Fast-forward to 2014, and the block price on the CME (which trades every day, as opposed to the weekly trading at the old NCE) ranged from a low of $1.4950 per pound to a record high of $2.4500 per pound (and that was all in the last four months of the year), a difference of almost a dollar.
And the Class III price ranged from a low of $17.82 per hundred to a record high of $24.60 per hundred.

How about here in 2017? Cheddar blocks at the CME have ranged from a low of $1.3600 per pound back in mid-March to a high of $1.8500 per pound in early February (that was the only day this year that the block market was above $1.80 per pound), a range of less than 50 cents from low to high.

As noted earlier, that’s considerably less volatile than in 2014, but also less volatile than in 2016 (when the block price ranged from $1.2700 to $1.9425 per pound, a difference of 67.25 cents), or in 2012 (when the block price ranged from $1.4600 to $2.1200 per pound, a difference of 66 cents per pound).

Maybe volatility is more of an even-numbered-year phenomenon. Not only have blocks traded in a fairly narrow range this year, that was also the case in 2015 (a low of $1.4000 and a high of $1.8000 per pound) and in 2013 (a low of $1.5500 and a high of $2.0000 per pound).

The CME cash butter market has also been lacking in price volatility, relatively speaking, this year. Again, let’s use 2014 as an example of extreme volatility. That year, the CME butter price ranged from a low of $1.5400 per pound to a high of $3.0600 per pound, an astonishing difference of $1.52 per pound.

This year, the CME cash butter price has ranged from a low of $2.0625 a pound back in mid-April to a high of $2.7375 a pound in early August, a difference of 67.5 cents per pound.

The butter price range this year is actually notable for a couple of reasons. First, it’s far narrower than in at least a couple recent years — specifically, in 2014 and in 2015, when the butter price started the year around $1.55 and eventually soared above $3.00.

Also, barring a last-minute collapse, this will end up being the first year ever that the CME butter price remained above $2.00 per pound for the entire year. Or any other CME cash market price, for that matter.

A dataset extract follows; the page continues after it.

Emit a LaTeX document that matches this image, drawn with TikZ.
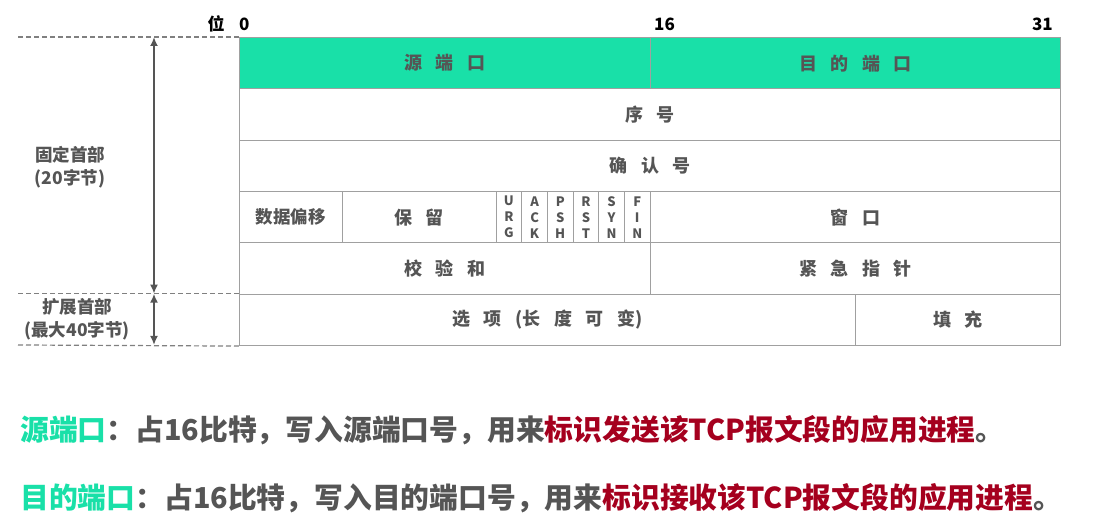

The lack of volatility in CME cheese prices has translated into a lack of volatility in the Class III price, which has ranged from a low of $15.22 per hundred to a high of $16.88 per hundred, a difference of just $1.66. The last time the Class III price range for an entire year was under $2.00 was back in 2005, when it ranged from a low of $13.35 to a high of $14.70 per hundred.

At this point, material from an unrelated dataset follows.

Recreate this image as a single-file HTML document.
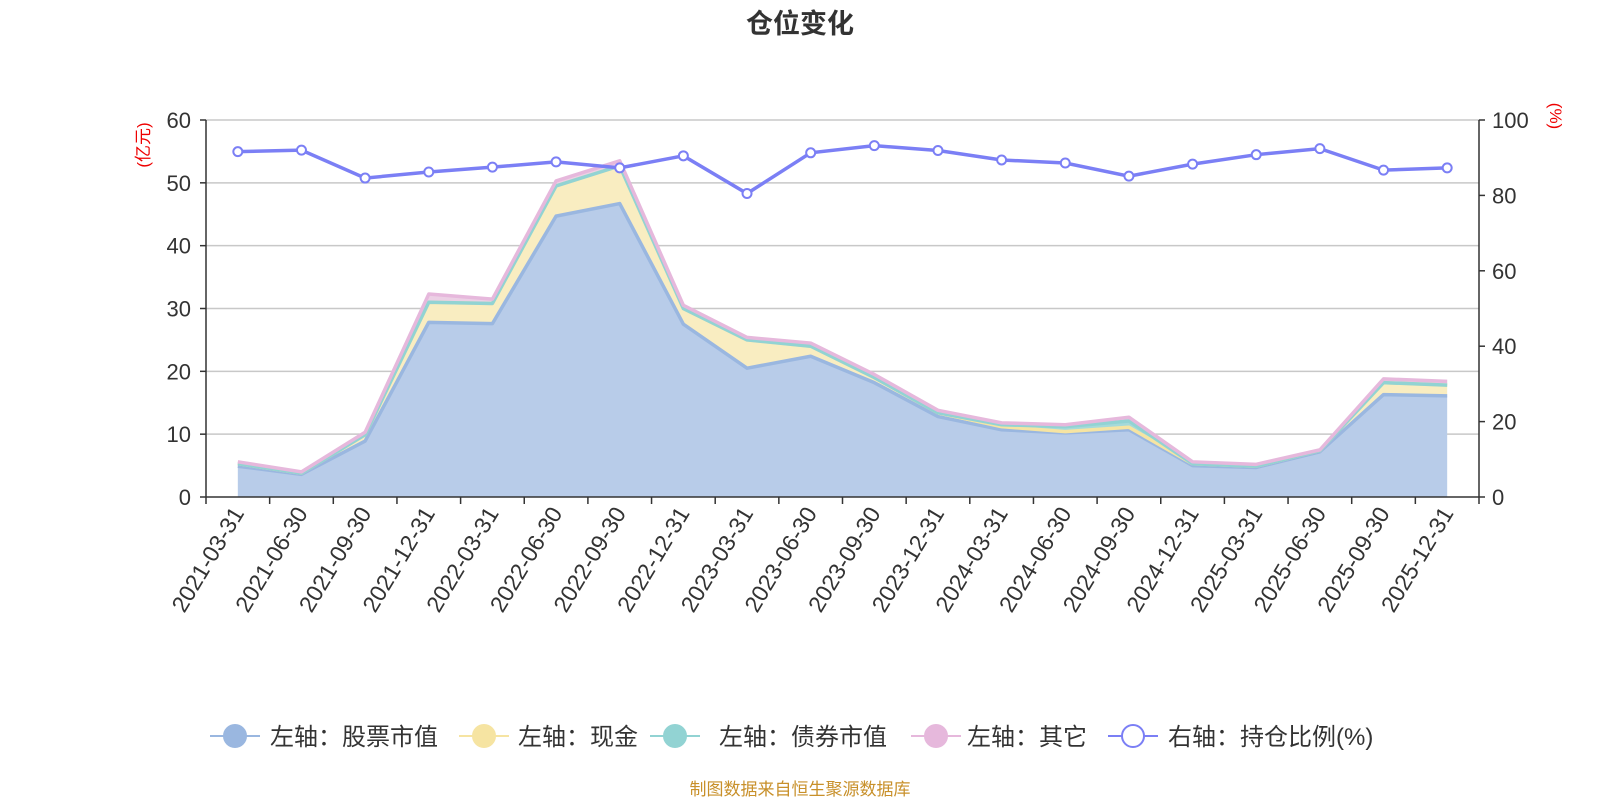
<!DOCTYPE html>
<html><head><meta charset="utf-8"><style>
body{margin:0;background:#fff;width:1600px;height:800px;overflow:hidden;font-family:"Liberation Sans","Noto Sans CJK SC",sans-serif}
</style></head><body>
<svg id="chart" width="1600" height="800" xmlns="http://www.w3.org/2000/svg" font-family="Liberation Sans, Noto Sans CJK SC, sans-serif">
<text x="800" y="33" text-anchor="middle" font-size="27" font-weight="bold" fill="#333">仓位变化</text>
<text transform="translate(149,145) rotate(-90)" text-anchor="middle" font-size="17" fill="#e00">(亿元)</text>
<text transform="translate(1550,116) rotate(90)" text-anchor="middle" font-size="17" fill="#e00">(%)</text>
<g id="grid"></g><g id="areas"></g><g id="arealines"></g><g id="axes"></g><g id="ratio"></g><g id="legend"></g>
<text x="800" y="795" text-anchor="middle" font-size="17" fill="#c8902a">制图数据来自恒生聚源数据库</text>
</svg>
<script>
const categories=["2021-03-31","2021-06-30","2021-09-30","2021-12-31","2022-03-31","2022-06-30","2022-09-30","2022-12-31","2023-03-31","2023-06-30","2023-09-30","2023-12-31","2024-03-31","2024-06-30","2024-09-30","2024-12-31","2025-03-31","2025-06-30","2025-09-30","2025-12-31"];
const stockValues=[4.9,3.6,8.9,27.8,27.6,44.7,46.7,27.5,20.5,22.4,18.2,12.8,10.7,10.2,10.7,5.0,4.7,7.2,16.3,16.1];
const cashValues=[0.4,0.2,1.0,3.2,3.2,4.8,6.0,2.5,4.5,1.6,0.8,0.6,0.5,0.2,0.4,0.3,0.2,0.2,1.9,1.7];
const bondValues=[0,0,0,0,0,0,0,0,0,0,0,0,0.3,0.8,1.0,0,0,0,0,0];
const otherValues=[0.3,0.2,0.4,1.3,0.7,0.8,0.8,0.5,0.4,0.5,0.5,0.4,0.3,0.3,0.6,0.3,0.3,0.1,0.6,0.6];
const ratioValues=[91.6,92.0,84.6,86.2,87.5,88.9,87.3,90.5,80.5,91.3,93.2,91.9,89.4,88.6,85.1,88.3,90.8,92.4,86.7,87.3];
const leftTicks=[0,10,20,30,40,50,60];
const rightTicks=[0,20,40,60,80,100];
const NS="http://www.w3.org/2000/svg";
const X0=206,X1=1479,Y0=497,Y1=120;
const bw=(X1-X0)/categories.length;
const xs=i=>X0+bw*(i+0.5);
const yL=v=>Y0-(v/60)*(Y0-Y1);
const yR=v=>Y0-(v/100)*(Y0-Y1);
function mk(tag,attrs,parent){const e=document.createElementNS(NS,tag);for(const k in attrs)e.setAttribute(k,attrs[k]);parent.appendChild(e);return e;}
const grid=document.getElementById('grid'),axes=document.getElementById('axes'),areas=document.getElementById('areas'),arealines=document.getElementById('arealines'),ratio=document.getElementById('ratio'),legend=document.getElementById('legend');
leftTicks.forEach(t=>{
  if(t>0){const g=mk('line',{x1:X0,x2:X1,y1:yL(t),y2:yL(t),stroke:'#c8c8c8','stroke-width':1.5},grid);
  
  }
  const l=mk('text',{x:X0-15,y:yL(t)+8,'text-anchor':'end','font-size':22,fill:'#333'},axes);l.textContent=t;
  
  
  mk('line',{x1:X0-6,x2:X0,y1:yL(t),y2:yL(t),stroke:'#333','stroke-width':1.5},axes);
});
rightTicks.forEach(t=>{
  const l=mk('text',{x:X1+13,y:yR(t)+8,'font-size':22,fill:'#333'},axes);l.textContent=t;
  
  
  mk('line',{x1:X1,x2:X1+6,y1:yR(t),y2:yR(t),stroke:'#333','stroke-width':1.5},axes);
});
const la=mk('line',{x1:X0,x2:X0,y1:Y1,y2:Y0,stroke:'#333','stroke-width':1.5},axes);


const ra=mk('line',{x1:X1,x2:X1,y1:Y1,y2:Y0,stroke:'#333','stroke-width':1.5},axes);


const xa=mk('line',{x1:X0,x2:X1,y1:Y0,y2:Y0,stroke:'#333','stroke-width':1.5},axes);


for(let i=0;i<=categories.length;i++){const x=X0+bw*i;mk('line',{x1:x,x2:x,y1:Y0,y2:Y0+7,stroke:'#333','stroke-width':1.5},axes);}
categories.forEach((c,i)=>{
  const x=xs(i)+7,y=Y0+16;
  const t=mk('text',{transform:`translate(${x},${y}) rotate(-59)`,'text-anchor':'end','font-size':23,fill:'#333'},axes);t.textContent=c;
  
  
});
const series=[[stockValues,'#b8cce9','#9ab7e0','stock-area'],[cashValues,'#f9edc1','#f6e4a2','cash-area'],[bondValues,'#a5dada','#92d3d3','bond-area'],[otherValues,'#ecd0e5','#e6b8dc','other-area']];
let base=categories.map(()=>0);
series.forEach(([vals,fill,stroke,name])=>{
  const top=base.map((b,i)=>b+vals[i]);
  let d='M'+top.map((v,i)=>xs(i)+','+yL(v)).join('L');
  for(let i=base.length-1;i>=0;i--)d+='L'+xs(i)+','+yL(base[i]);
  const p=mk('path',{d:d+'Z',fill:fill,stroke:'none'},areas);
  
  
  const ln=mk('polyline',{points:top.map((v,i)=>xs(i)+','+yL(v)).join(' '),fill:'none',stroke:stroke,'stroke-width':3.5,'stroke-linejoin':'round'},arealines);
  
  
  base=top;
});
const rl=mk('polyline',{points:ratioValues.map((v,i)=>xs(i)+','+yR(v)).join(' '),fill:'none',stroke:'#7b7ff5','stroke-width':3.5},ratio);


ratioValues.forEach((v,i)=>{
  const c=mk('circle',{cx:xs(i),cy:yR(v),r:4.5,fill:'#fff',stroke:'#7b7ff5','stroke-width':2},ratio);
  
  
});
const legendItems=[[235,270,'左轴：股票市值','#9ab7e0','#9ab7e0'],[484,518,'左轴：现金','#f6e4a2','#f6e4a2'],[675,719,'左轴：债券市值','#92d3d3','#92d3d3'],[936,967,'左轴：其它','#e6b8dc','#e6b8dc'],[1133,1168,'右轴：持仓比例(%)','#fff','#7b7ff5']];
legendItems.forEach(([cx,tx,label,fill,stroke])=>{
  const g=mk('g',{},legend);
  
  
  mk('line',{x1:cx-25,x2:cx+25,y1:736,y2:736,stroke:stroke,'stroke-width':2},g);
  mk('circle',{cx:cx,cy:736,r:11,fill:fill,stroke:stroke,'stroke-width':2},g);
  const t=mk('text',{x:tx,y:745,'font-size':24,fill:'#333'},g);t.textContent=label;
});
</script>
</body></html>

These relatively stable farm milk and dairy commodity prices in 2017 have translated into relatively stable consumer prices as well. Through the first 11 months of this year, the Consumer Price Index for dairy products has ranged from a low of 215.192 (1982-84=100) to a high of 220.552.
By contrast, back in the extremely volatile year of 2014, the CPI ranged from 219.362 to 229.87.

There are several caveats to all of this price volatility, or lack of price volatility, here in 2017. First, comparisons going back before 1998 can be somewhat misleading, since prior to September of that year cash trading took place just once a week. There are now over 250 chances for prices to change every year, compared to 52 chances (or 53, depending on the year) back in the old days.

Second, weekly averages matter as much if not more than daily price changes. So, for example, the block price did reach $1.8500 a pound back in early February, but the average block price that week was $1.7475, indicating that the $1.8500 price was kind of an anomaly.

Third, federal order prices are established using cheese, butter, dry whey and nonfat dry milk prices from the AMS “National Dairy Products Sales Report,” rather than CME prices. Those prices aren’t quite as volatile as CME cash market prices (even comparing them to weekly average cash market prices).

Despite the relative lack of price volatility this year, cheese, butter and milk prices remain highly volatile from a historical perspective. After all, any time the block price changes five times in a single week (which it did most recently during the week of Nov. 13-17), it can be said that block prices changed more during one week than during all of 1982. That’s pretty volatile.